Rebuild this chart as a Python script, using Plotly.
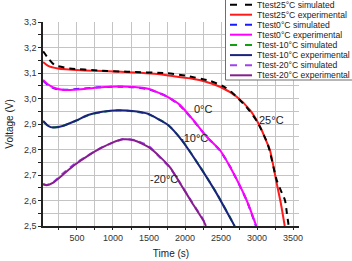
import plotly.graph_objects as go

# ---------------- data ----------------
t_25_exp = [30, 100, 236, 555, 1111, 1653, 1764, 2069, 2300, 2486, 2718, 2903, 3042, 3111, 3180, 3273, 3330, 3385]
v_25_exp = [3.143, 3.128, 3.118, 3.111, 3.105, 3.095, 3.090, 3.079, 3.065, 3.046, 3.007, 2.954, 2.890, 2.845, 2.797, 2.668, 2.590, 2.500]

t_25_sim = [30, 100, 190, 400, 800, 1200, 1750, 2000, 2347, 2550, 2667, 2722, 2850, 3000, 3150, 3273, 3330, 3389, 3415, 3440]
v_25_sim = [3.185, 3.158, 3.131, 3.118, 3.110, 3.105, 3.099, 3.090, 3.069, 3.045, 3.020, 3.005, 2.968, 2.910, 2.820, 2.680, 2.640, 2.600, 2.550, 2.500]

t_0_exp = [30, 100, 200, 329, 500, 800, 1069, 1300, 1486, 1653, 1764, 1931, 2116, 2301, 2486, 2625, 2857, 2990]
v_0_exp = [3.073, 3.055, 3.040, 3.033, 3.035, 3.043, 3.047, 3.045, 3.038, 3.020, 3.005, 2.974, 2.915, 2.850, 2.797, 2.732, 2.600, 2.500]

t_0_sim = [30, 100, 200, 329, 500, 800, 1069, 1300, 1486, 1653, 1764, 1931, 2116, 2301, 2486, 2625, 2857, 2985]
v_0_sim = [3.070, 3.052, 3.038, 3.034, 3.037, 3.044, 3.046, 3.044, 3.036, 3.020, 3.006, 2.972, 2.914, 2.850, 2.796, 2.733, 2.600, 2.500]

t_m10_exp = [30, 100, 167, 300, 500, 653, 850, 1069, 1300, 1486, 1653, 1764, 1954, 2208, 2440, 2671, 2690]
v_m10_exp = [2.912, 2.893, 2.886, 2.892, 2.915, 2.935, 2.948, 2.954, 2.950, 2.940, 2.915, 2.896, 2.837, 2.732, 2.627, 2.509, 2.500]

t_m10_sim = [30, 100, 167, 300, 500, 653, 850, 1069, 1300, 1486, 1653, 1764, 1954, 2208, 2440, 2671, 2690]
v_m10_sim = [2.910, 2.892, 2.887, 2.893, 2.914, 2.934, 2.947, 2.953, 2.949, 2.939, 2.916, 2.897, 2.838, 2.733, 2.628, 2.510, 2.500]

t_m20_exp = [30, 80, 171, 300, 460, 640, 830, 1000, 1143, 1300, 1500, 1653, 1792, 1931, 2100, 2254, 2290]
v_m20_exp = [2.665, 2.660, 2.670, 2.700, 2.738, 2.773, 2.805, 2.828, 2.840, 2.835, 2.808, 2.771, 2.730, 2.668, 2.590, 2.522, 2.500]

t_m20_sim = [30, 80, 171, 300, 460, 640, 830, 1000, 1143, 1300, 1500, 1653, 1792, 1931, 2100, 2254, 2290]
v_m20_sim = [2.663, 2.661, 2.672, 2.705, 2.742, 2.775, 2.806, 2.827, 2.841, 2.837, 2.813, 2.768, 2.728, 2.669, 2.592, 2.524, 2.500]

series_names = ["Ttest25°C simulated", "Ttest25°C experimental",
                "Ttest0°C simulated", "Ttest0°C experimental",
                "Ttest-10°C simulated", "Ttest-10°C experimental",
                "Ttest-20°C simulated", "Ttest-20°C experimental"]

label_texts = ["25°C", "0°C", "-10°C", "-20°C"]
label_t = [3201, 2250, 2118, 1708]
label_v = [2.915, 2.958, 2.846, 2.683]

x_tickvals = [250 * k for k in range(1, 15)]
x_ticktext = [str(v) if v % 500 == 0 else "" for v in x_tickvals]
y_tickvals = [2.5 + 0.05 * k for k in range(0, 17)]
y_ticktext = [("%.1f" % v).replace(".", ",") if k % 2 == 0 else "" for k, v in enumerate(y_tickvals)]

# ---------------- styles ----------------
colors = ["#000000", "#ff1a1a", "#1a1aff", "#ff00ff", "#10a010", "#1a237e", "#a040f0", "#861e8e"]
dashed = [True, False, True, False, True, False, True, False]
DASH = "6px,5px"
FONT = "Arial, Liberation Sans, sans-serif"

series = [(t_25_sim, v_25_sim), (t_25_exp, v_25_exp),
          (t_0_sim, v_0_sim), (t_0_exp, v_0_exp),
          (t_m10_sim, v_m10_sim), (t_m10_exp, v_m10_exp),
          (t_m20_sim, v_m20_sim), (t_m20_exp, v_m20_exp)]

order = [1, 0, 2, 3, 4, 5, 6, 7]

fig = go.Figure()
for i in order:
    tx, vy = series[i]
    fig.add_trace(go.Scatter(
        x=tx, y=vy, mode="lines", name=series_names[i],
        line=dict(color=colors[i], width=2, dash=DASH if dashed[i] else "solid",
                  shape="spline", smoothing=0.6),
        showlegend=False))

W, H = 352, 261
ML, MR, MT, MB = 43, 53, 22, 35
PW, PH = W - ML - MR, H - MT - MB

def px2paper_x(px):
    return (px - ML) / PW

def px2paper_y(py):
    return 1 - (py - MT) / PH

shapes = []
annotations = []
shapes.append(dict(type="rect", xref="paper", yref="paper",
                   x0=px2paper_x(225.5), x1=px2paper_x(360), y0=px2paper_y(80), y1=px2paper_y(-5),
                   line=dict(color="#6e6e6e", width=1), fillcolor="white", layer="above"))
leg_y = [4.7, 14.7, 24.7, 34.7, 44.9, 55.1, 65.2, 75.3]
for i, name in enumerate(series_names):
    yy = px2paper_y(leg_y[i])
    shapes.append(dict(type="line", xref="paper", yref="paper",
                       x0=px2paper_x(230), x1=px2paper_x(252), y0=yy, y1=yy,
                       line=dict(color=colors[i], width=2, dash="7px,8px" if dashed[i] else "solid"),
                       layer="above"))
    annotations.append(dict(text=name, xref="paper", yref="paper", x=px2paper_x(254.5), y=yy,
                            xanchor="left", yanchor="middle", showarrow=False,
                            font=dict(size=8.6, color="#222222", family=FONT)))

for txt, tx, vy in zip(label_texts, label_t, label_v):
    annotations.append(dict(text=txt, x=tx, y=vy, xref="x", yref="y", showarrow=False,
                            font=dict(size=11, color="#222222", family=FONT)))

fig.update_layout(
    width=W, height=H,
    margin=dict(l=ML, r=MR, t=MT, b=MB, pad=0, autoexpand=False),
    paper_bgcolor="white", plot_bgcolor="white",
    font=dict(family=FONT, size=9, color="#333333"),
    shapes=shapes, annotations=annotations,
    showlegend=False,
)
fig.update_xaxes(
    range=[28, 3583], tickmode="array", tickvals=x_tickvals, ticktext=x_ticktext,
    showgrid=True, gridcolor="#c4c4c4", gridwidth=1.2,
    showline=True, linecolor="#222", linewidth=1.5,
    ticks="outside", ticklen=2, tickcolor="#222", tickwidth=1,
    zeroline=False, automargin=False, tickfont=dict(size=9, color="#333"),
    title=dict(text="Time (s)", font=dict(size=10, color="#222"), standoff=8),
)
fig.update_yaxes(
    range=[2.5, 3.3], tickmode="array", tickvals=y_tickvals, ticktext=y_ticktext,
    showgrid=True, gridcolor="#c4c4c4", gridwidth=1.2,
    showline=True, linecolor="#222", linewidth=1.5,
    ticks="outside", ticklen=3, tickcolor="#222", tickwidth=1,
    zeroline=False, automargin=False, tickfont=dict(size=9, color="#333"),
    title=dict(text="Voltage (V)", font=dict(size=10, color="#222"), standoff=8),
)

fig.write_html("out.html")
-.-.-
Everything from the top line of the data down to and including the line with "2.627, 2.509, 2.500]" is to be copied, except the pictures.

• ANSWER TO THIS PROBLEM
Rebuild this chart as a Python script, using Plotly.
import plotly.graph_objects as go

# ---------------- data ----------------
t_25_exp = [30, 100, 236, 555, 1111, 1653, 1764, 2069, 2300, 2486, 2718, 2903, 3042, 3111, 3180, 3273, 3330, 3385]
v_25_exp = [3.143, 3.128, 3.118, 3.111, 3.105, 3.095, 3.090, 3.079, 3.065, 3.046, 3.007, 2.954, 2.890, 2.845, 2.797, 2.668, 2.590, 2.500]

t_25_sim = [30, 100, 190, 400, 800, 1200, 1750, 2000, 2347, 2550, 2667, 2722, 2850, 3000, 3150, 3273, 3330, 3389, 3415, 3440]
v_25_sim = [3.185, 3.158, 3.131, 3.118, 3.110, 3.105, 3.099, 3.090, 3.069, 3.045, 3.020, 3.005, 2.968, 2.910, 2.820, 2.680, 2.640, 2.600, 2.550, 2.500]

t_0_exp = [30, 100, 200, 329, 500, 800, 1069, 1300, 1486, 1653, 1764, 1931, 2116, 2301, 2486, 2625, 2857, 2990]
v_0_exp = [3.073, 3.055, 3.040, 3.033, 3.035, 3.043, 3.047, 3.045, 3.038, 3.020, 3.005, 2.974, 2.915, 2.850, 2.797, 2.732, 2.600, 2.500]

t_0_sim = [30, 100, 200, 329, 500, 800, 1069, 1300, 1486, 1653, 1764, 1931, 2116, 2301, 2486, 2625, 2857, 2985]
v_0_sim = [3.070, 3.052, 3.038, 3.034, 3.037, 3.044, 3.046, 3.044, 3.036, 3.020, 3.006, 2.972, 2.914, 2.850, 2.796, 2.733, 2.600, 2.500]

t_m10_exp = [30, 100, 167, 300, 500, 653, 850, 1069, 1300, 1486, 1653, 1764, 1954, 2208, 2440, 2671, 2690]
v_m10_exp = [2.912, 2.893, 2.886, 2.892, 2.915, 2.935, 2.948, 2.954, 2.950, 2.940, 2.915, 2.896, 2.837, 2.732, 2.627, 2.509, 2.500]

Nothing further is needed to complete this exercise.